What is Contentstack used for?
Contentstack is used to manage and deliver structured content for websites, apps, commerce experiences, support portals, and other digital touchpoints.
Who should consider Contentstack?
Enterprise teams with multiple channels, complex governance needs, or a composable architecture roadmap are the best fit. It is especially relevant for organizations moving away from page-centric legacy CMS platforms.
How is Omnichannel CMS different from headless CMS?
Headless CMS describes a technical architecture where content is separated from presentation. Omnichannel CMS describes the business outcome of delivering content consistently across many channels. A headless CMS like Contentstack can enable that outcome, but omnichannel usually also requires other systems and processes.
Is Contentstack a good fit for marketing teams?

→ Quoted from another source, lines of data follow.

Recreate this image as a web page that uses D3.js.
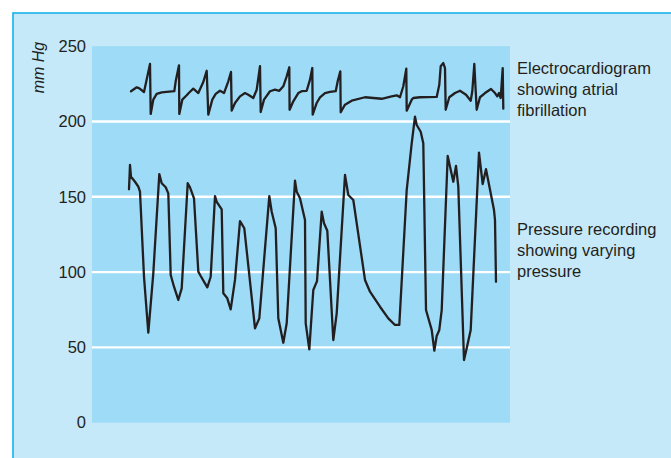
<!DOCTYPE html>
<html>
<head>
<meta charset="utf-8">
<script src="https://cdn.jsdelivr.net/npm/d3@7"></script>
<style>
  html, body { margin: 0; padding: 0; background: #ffffff; }
  svg { display: block; }
  text { font-family: "Liberation Sans", Arial, Helvetica, sans-serif; fill: #231f20; }
</style>
</head>
<body>
<svg id="chart" width="671" height="458"></svg>
<script>
// ---- Data (time in arbitrary units, pressure in mm Hg) ----
const yTicks = [0, 50, 100, 150, 200, 250];
const gridValues = [50, 100, 150, 200];
const yLabel = "mm Hg";
const ecgLabel = ["Electrocardiogram", "showing atrial", "fibrillation"];
const pressureLabel = ["Pressure recording", "showing varying", "pressure"];

const ecgTime = [39, 44.7, 47, 52, 58, 58.7, 61.3, 64.7, 69.7, 82.3, 83.7, 87, 87.3, 90.3, 94.7, 97, 101.3, 106.3, 111.3, 114.7, 116.3, 120.3, 123.7, 128, 132, 136.3, 139, 139.7, 143, 148, 153, 156.3, 161.3, 164.7, 168, 168.7, 172, 178, 183, 187.3, 191.3, 194.7, 197.3, 197.6, 201.3, 206.3, 209.7, 214.7, 218, 220.3, 220.7, 224.7, 228, 233, 238, 243.7, 245.7, 248.3, 248.7, 253, 259.7, 273, 289.7, 299.7, 304.7, 308, 311.3, 314.3, 314.7, 319.7, 321.3, 328, 344.7, 347.3, 348.7, 351.3, 353, 353.7, 357.3, 363, 368, 374, 378.7, 380.3, 382.3, 384.7, 388, 393, 399, 403, 405.3, 407, 408.7, 410.7, 411.3];
const ecgValue = [220.1, 222.7, 222.2, 219.6, 238.2, 205.0, 214.5, 218.3, 219.4, 220.1, 226.7, 237.3, 205.0, 214.5, 217.4, 219.1, 221.8, 218.9, 226.2, 233.7, 204.5, 214.5, 218.3, 220.4, 218.9, 226.7, 232.9, 207.2, 212.3, 216.7, 218.9, 217.8, 215.6, 221.1, 236.7, 206.3, 214.5, 220.1, 221.1, 220.4, 223.4, 230.0, 236.0, 207.8, 213.4, 218.9, 220.1, 220.4, 227.8, 235.5, 204.5, 212.3, 216.0, 218.9, 219.6, 220.1, 226.7, 233.3, 206.1, 211.2, 213.8, 216.1, 215.1, 216.7, 217.4, 216.1, 223.4, 235.1, 207.2, 214.5, 215.6, 216.1, 216.3, 224.4, 236.7, 238.8, 235.5, 207.8, 216.1, 218.9, 220.4, 217.8, 213.8, 220.1, 238.2, 207.8, 216.1, 218.9, 221.6, 218.9, 216.7, 218.9, 215.6, 235.5, 208.5];

const pressureTime = [37, 38, 39, 43, 46.3, 48, 52, 56.3, 61.3, 67.3, 69.7, 73.7, 76.3, 78.7, 82, 86.3, 89.7, 95.7, 98, 102, 106.3, 108.7, 115.3, 118.7, 123, 124.7, 129.7, 131.3, 135.3, 138.7, 143, 148, 152.3, 163, 167.3, 177.3, 179.7, 183.7, 186.3, 191.3, 194.7, 203, 204.7, 208, 213, 213.7, 217.3, 221.3, 225, 229.7, 232, 235.3, 241.3, 244.7, 253, 256.3, 261.3, 273, 278, 288, 296.3, 303, 307.3, 314.7, 319.7, 323, 324.7, 328.7, 331.3, 334, 339.7, 342.3, 344.7, 347.3, 349.7, 355.7, 361.3, 364, 366.3, 372, 374.7, 378.7, 387, 390.7, 394, 402, 403, 404];
const pressureValue = [155.0, 171.1, 163.3, 160.0, 156.7, 153.4, 96.9, 59.8, 99.2, 165.1, 159.0, 156.3, 152.3, 98.1, 90.3, 81.5, 89.2, 159.0, 156.3, 149.0, 100.3, 97.4, 89.9, 96.9, 150.5, 146.7, 141.7, 85.9, 82.6, 75.3, 94.8, 133.9, 129.1, 62.7, 69.3, 150.5, 140.1, 129.1, 69.3, 53.1, 66.0, 160.7, 153.4, 149.0, 134.6, 66.0, 48.7, 88.1, 94.0, 140.1, 132.4, 127.5, 54.9, 72.6, 164.5, 151.2, 147.9, 94.8, 87.0, 77.0, 69.3, 64.9, 64.9, 154.5, 185.5, 203.2, 197.7, 193.2, 185.5, 74.8, 61.6, 47.8, 57.6, 61.6, 74.8, 177.1, 160.0, 170.5, 156.7, 41.6, 49.4, 61.6, 179.3, 158.5, 168.3, 141.2, 134.6, 93.6];

const timeDomain = [0, 418];

// ---- Layout ----
const svg = d3.select("#chart");
const plot = { left: 92, right: 510, top: 46.2, bottom: 422.7 };

const x = d3.scaleLinear().domain(timeDomain).range([plot.left, plot.right]);
const y = d3.scaleLinear().domain([0, 250]).range([plot.bottom, plot.top]);

// outer panel
svg.append("rect")
  .attr("x", 13).attr("y", 13)
  .attr("width", 700).attr("height", 470)
  .attr("fill", "#c6e9f9")
  .attr("stroke", "#16b1ec")
  .attr("stroke-width", 1.6);

// plot area
svg.append("rect")
  .attr("x", x(timeDomain[0])).attr("y", y(250))
  .attr("width", x(timeDomain[1]) - x(timeDomain[0]))
  .attr("height", y(0) - y(250))
  .attr("fill", "#9ddbf7");

// grid lines
svg.append("g").selectAll("line")
  .data(gridValues).join("line")
  .attr("x1", x(timeDomain[0])).attr("x2", x(timeDomain[1]))
  .attr("y1", d => y(d)).attr("y2", d => y(d))
  .attr("stroke", "#ffffff").attr("stroke-width", 2.4);

// y axis labels
const yAxis = d3.axisLeft(y).tickValues(yTicks).tickSize(0).tickPadding(6);
const gAxis = svg.append("g").attr("transform", `translate(${plot.left},0)`).call(yAxis);
gAxis.select(".domain").remove();
gAxis.selectAll("text")
  .style("font-family", '"Liberation Sans", Arial, sans-serif')
  .style("font-size", "16.5px")
  .attr("fill", "#231f20");

// y axis title
svg.append("text")
  .attr("transform", "translate(43.5,67.5) rotate(-90)")
  .attr("text-anchor", "middle")
  .style("font-size", "16px")
  .style("font-style", "italic")
  .text(yLabel);

// lines
const line = d3.line().x(d => x(d[0])).y(d => y(d[1])).curve(d3.curveLinear);
const ecgData = ecgTime.map((t, i) => [t, ecgValue[i]]);
const pressureData = pressureTime.map((t, i) => [t, pressureValue[i]]);

svg.append("path").datum(pressureData)
  .attr("d", line).attr("fill", "none")
  .attr("stroke", "#231f20").attr("stroke-width", 2.3)
  .attr("stroke-linejoin", "round").attr("stroke-linecap", "round");

svg.append("path").datum(ecgData)
  .attr("d", line).attr("fill", "none")
  .attr("stroke", "#231f20").attr("stroke-width", 2.3)
  .attr("stroke-linejoin", "round").attr("stroke-linecap", "round");

// right labels
function addLabel(lines, firstBaseline) {
  const t = svg.append("text").attr("x", 517).style("font-size", "16.5px");
  lines.forEach((s, i) => {
    t.append("tspan").attr("x", 517).attr("y", firstBaseline + i * 21).text(s);
  });
}
addLabel(ecgLabel, 73.8);
addLabel(pressureLabel, 235);
</script>
</body>
</html>
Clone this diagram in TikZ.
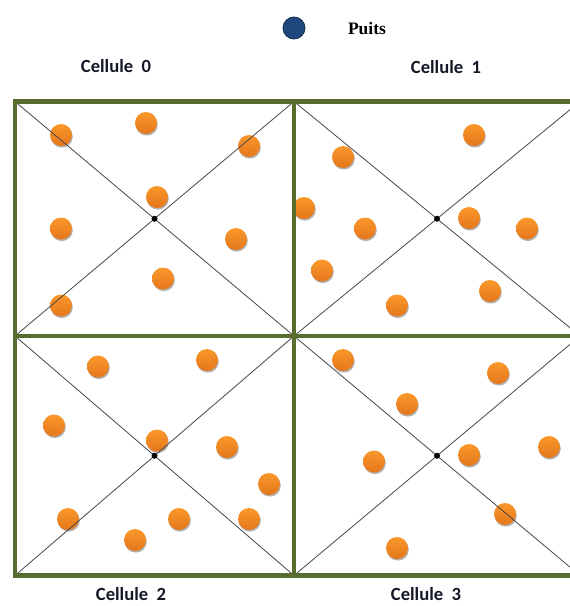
\documentclass[tikz,border=0pt]{standalone}
\usepackage{fontspec}
\setmainfont{Liberation Serif}
\newfontfamily\calib{Carlito}
\usetikzlibrary{calc,shadows}
\definecolor{framegreen}{RGB}{88,108,46}
\definecolor{orangeA}{RGB}{250,152,42}
\definecolor{orangeB}{RGB}{228,118,28}
\definecolor{sinkblue}{RGB}{31,73,125}
\definecolor{sinkedge}{RGB}{22,40,68}
\definecolor{labelink}{RGB}{20,24,38}
\tikzset{
  cellframe/.style={draw=framegreen, line width=4.6pt},
  diag/.style={draw=black!72, line width=0.8pt},
  ctr/.style={circle, fill=black, inner sep=0pt, minimum size=6pt},
  sensor/.style={circle, inner sep=0pt, minimum size=22pt, top color=orangeA, bottom color=orangeB,
    drop shadow={shadow xshift=0.8pt, shadow yshift=-1.6pt, opacity=0.3, fill=black}},
  sink/.style={circle, inner sep=0pt, minimum size=22pt, fill=sinkblue, draw=sinkedge, line width=0.8pt},
  celllabel/.style={inner sep=0.5pt, font=\calib\bfseries\fontsize{18.6}{20}\selectfont, text=labelink},
  sinklabel/.style={inner sep=0.5pt, font=\bfseries\fontsize{17.5}{20}\selectfont, text=black}
}
\begin{document}
\begin{tikzpicture}[x=1pt,y=-1pt]
\useasboundingbox (0,0) rectangle (570,606);
\clip (0,0) rectangle (570,606);
% corners
\coordinate (tl0) at (15,101.5);  \coordinate (tr0) at (294,101.5);
\coordinate (bl0) at (15,336);    \coordinate (br0) at (294,336);
\coordinate (tl1) at (294,101.5); \coordinate (tr1) at (580,101.5);
\coordinate (bl1) at (294,336);   \coordinate (br1) at (580,336);
\coordinate (tl2) at (15,336);    \coordinate (tr2) at (294,336);
\coordinate (bl2) at (15,575.5);  \coordinate (br2) at (294,575.5);
\coordinate (tl3) at (294,336);   \coordinate (tr3) at (580,336);
\coordinate (bl3) at (294,575.5); \coordinate (br3) at (580,575.5);
% sink and labels
\node[sink] (sink) at (294,28) {};
\node[sinklabel] (puits) at (367,29) {Puits};
\node[celllabel] (lab0) at (116,66) {Cellule~~0};
\node[celllabel] (lab1) at (446,67) {Cellule~~1};
\node[celllabel] (lab2) at (131,594.5) {Cellule~~2};
\node[celllabel] (lab3) at (426,594) {Cellule~~3};
% sensors
\foreach \x/\y [count=\i] in {61/135, 146/123, 249/146, 157/197, 61/228.5, 236/239, 163/278.5, 61/305.5}
  \node[sensor] (s0-\i) at (\x,\y) {};
\foreach \x/\y [count=\i] in {474/135, 343/157, 304/208, 365/228.5, 469/218, 527/228.5, 322/270.5, 490/291, 397/305.5}
  \node[sensor] (s1-\i) at (\x,\y) {};
\foreach \x/\y [count=\i] in {98/366.5, 207/360, 54/425.5, 157/440.5, 227/447, 269/484, 68/519, 179/519, 249/519, 135/540}
  \node[sensor] (s2-\i) at (\x,\y) {};
\foreach \x/\y [count=\i] in {343/360, 498/373, 407/404, 374/461.5, 469/455, 549/447, 505/514, 397/548}
  \node[sensor] (s3-\i) at (\x,\y) {};
% diagonals
\foreach \c in {0,1,2,3}{
  \draw[diag] (tl\c) -- (br\c);
  \draw[diag] (tr\c) -- (bl\c);
}
% frames
\foreach \c in {0,1,2,3}
  \draw[cellframe] (tl\c) rectangle (br\c);
% centres
\foreach \c in {0,1,2,3}
  \node[ctr] (m\c) at ($(tl\c)!0.5!(br\c)$) {};
\end{tikzpicture}
\end{document}
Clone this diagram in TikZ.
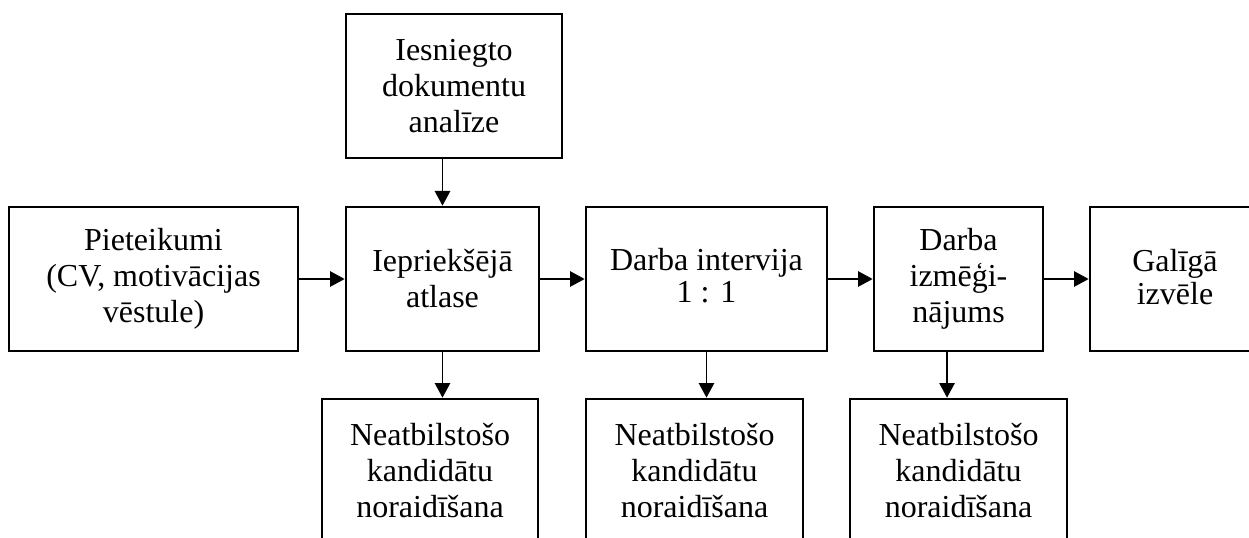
\documentclass[tikz,border=0pt]{standalone}
\usepackage{fontspec}
\setmainfont{Liberation Serif}
\usetikzlibrary{arrows.meta}
\tikzset{
  stage/.style={draw, line width=2pt, rectangle, align=center, inner sep=0pt,
    minimum height=108pt, font=\fontsize{24}{27}\selectfont},
  flow/.style={line width=1.4pt, -{Triangle[length=11pt,width=11.5pt]}}
}
\begin{document}
\begin{tikzpicture}[x=0.75pt,y=-0.75pt]
  \useasboundingbox (0,0) rectangle (1249,538);
  \clip (0,0) rectangle (1249,538);

  % main row of stages
  \node[stage, minimum width=162pt]    (docs)  at (454,86)    {Iesniegto\\dokumentu\\analīze};
  \node[stage, minimum width=216.75pt] (apps)  at (153.5,279) {Pieteikumi\\(CV, motivācijas\\vēstule)};
  \node[stage, minimum width=144.75pt] (pre)   at (442.5,279) {Iepriekšējā\\atlase};
  \node[stage, minimum width=180.75pt] (intv)  at (706.5,279) {\raisebox{6pt}{\shortstack{Darba intervija\\1 : 1}}};
  \node[stage, minimum width=126.75pt] (trial) at (958.5,279) {Darba\\izmēģi-\\nājums};
  \node[stage, minimum width=127.5pt]  (final) at (1175,279)  {\raisebox{3pt}{\shortstack{Galīgā\\izvēle}}};

  % rejection boxes
  \node[stage, minimum width=162pt]    (rej1) at (430,471)   {Neatbilstošo\\kandidātu\\noraidīšana};
  \node[stage, minimum width=162.75pt] (rej2) at (694.5,471) {Neatbilstošo\\kandidātu\\noraidīšana};
  \node[stage, minimum width=162.75pt] (rej3) at (958.5,471) {Neatbilstošo\\kandidātu\\noraidīšana};

  % horizontal flow
  \draw[flow] (apps) -- (pre);
  \draw[flow] (pre) -- (intv);
  \draw[flow] (intv) -- (trial);
  \draw[flow] (trial) -- (final);

  % vertical flow
  \draw[flow] (pre.north |- docs.south) -- (pre.north);
  \draw[flow] (pre.south) -- (pre.south |- rej1.north);
  \draw[flow] (intv.south) -- (intv.south |- rej2.north);
  \coordinate (trialout) at ([xshift=-8.6pt]trial.south);
  \draw[flow] (trialout) -- (trialout |- rej3.north);
\end{tikzpicture}
\end{document}
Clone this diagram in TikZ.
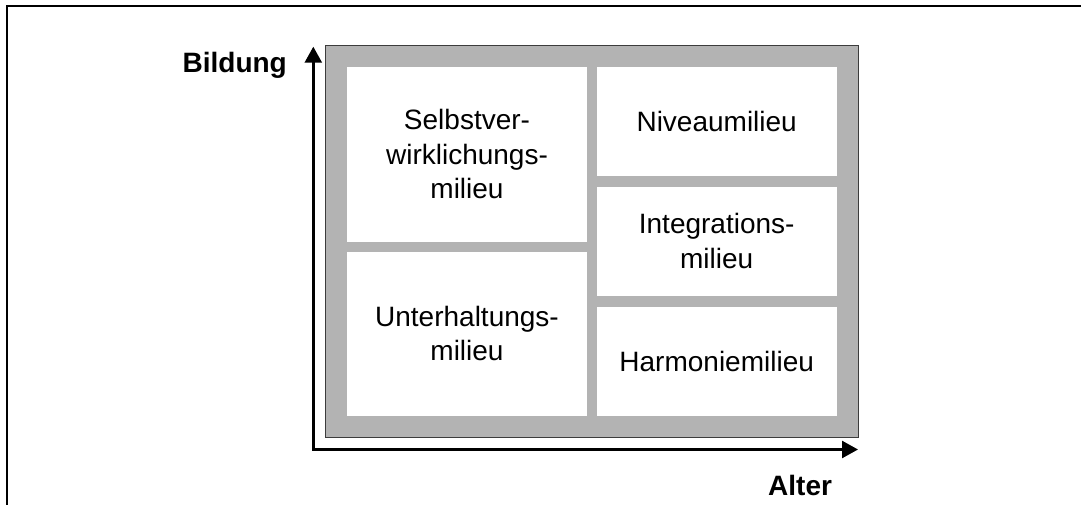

Yes, if the marketing organization works closely with product, development, and operations teams and needs reusable content across channels. It may be less ideal for teams seeking a purely marketer-managed page builder with minimal technical setup.
What should you validate in a Contentstack proof of concept?
Test content modeling, editorial workflow, preview needs, localization, integration patterns, and how easily the same content supports at least two or three real channels.
Conclusion
Contentstack is most valuable when you view it through the right lens: not as a magic all-in-one answer, but as a strong enterprise content foundation for an Omnichannel CMS strategy. It fits best where structured content, governance, API-first delivery, and composable architecture matter more than tightly coupled page management.
If you are evaluating Contentstack against other Omnichannel CMS approaches, clarify your channel mix, integration needs, editorial model, and implementation capacity first. The right choice is the one that supports both your current publishing reality and the operating model you want two years from now.
If you are narrowing vendors or defining requirements, use this stage to compare solution types, pressure-test your content model, and identify where Contentstack belongs in your broader stack.